The petition, with only 10 signatories — nine of whom were related to Heisgruburg — stated that the University “ought not to promote games that exert violence against students, pit imposters against innocent victims, and propel a vicious cycle of lying and happiness gleaned from those lies.” 

Students have banded together against the University’s decision. At time of publication, 100 students are protesting in front of Nassau Hall and asking the University to reinstate access to the games.

“We already have so much stress from the nonstop work and upcoming final exams,” Catherine Milton ’24 said. “Now they’re expecting us not to play games and calling Among Us violent? Are you kidding me? The name of the game shows that we’re, literally, bonding.” 

Still, the University has given no indication that it will back down from the decision originally announced to students in a campus-wide email. 

“All undergraduate and graduate students must delete the app from their phones and refrain from playing the game, effective immediately,” the email stated. 

“Any student caught playing the game or reminiscing over past experiences will face punishments before the Honor Committee,” it continued.

The Honor Committee declined to comment, though a person familiar with the group’s decisions said punishments may include a forced gap year, loss of access to Tiger Confessions#, and “the consumption of solely Wilcox chicken for the remainder of your Princeton career.”

Along with Among Us, with its popularity rising off the charts, the University also banned two other games, Skribbl.io and Kahoot, for “childlike activities.” 

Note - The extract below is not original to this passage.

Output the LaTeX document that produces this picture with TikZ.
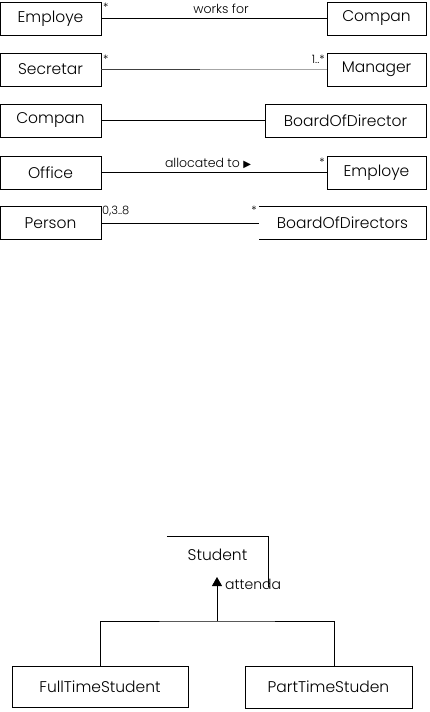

Skribbl.io, a digital version of the classic party game Pictionary, encourages participants to draw images based on a given word. Students compete with friends to guess the correct answer, and points are awarded based on speed and accuracy. 

The other game, Kahoot, expects students to guess answers to questions, and operates similarly. 

“Skribbl.io and Kahoot represent the antithesis of research and higher education,” University administrators wrote. “We want students to avoid games that encourage them to act like children or activities that promote the guess and check method. As an institution rooted in long-term progress, we expect students to engage in meaningful research, not trivial activities.” 

Professors have provided mixed responses to the University’s decisions. 

“So much of Skribbl.io, Kahoot, and what they represent — childhood innocence, the fun of guessing, a live-in-the-moment mentality — foster a strong sense of community,” said Nicholas Karrawaz, who teaches the popular course ENG 385: Children’s Literature, commonly known as “Kiddie Lit.” 

According to Karrawaz, at least five students per year ask him for advice to stay happy and free from the pains of adulthood. By embracing fun games that spark momentary fun, Karrawaz believes, Princeton students graduate from college less stressed.

His son, Nicholas Sparks Karrawaz, also a professor in the English department, agreed. 

“I can’t believe the University will go so far as to ban games,” said the younger Karrawaz, who recently completed a book called “The Return,” which won the Princeton Writing Seminar award. 

“Come on, it’s the 21st century,” he added. “We’ve canceled three days of reunions. Now we can’t even enjoy three fun games?”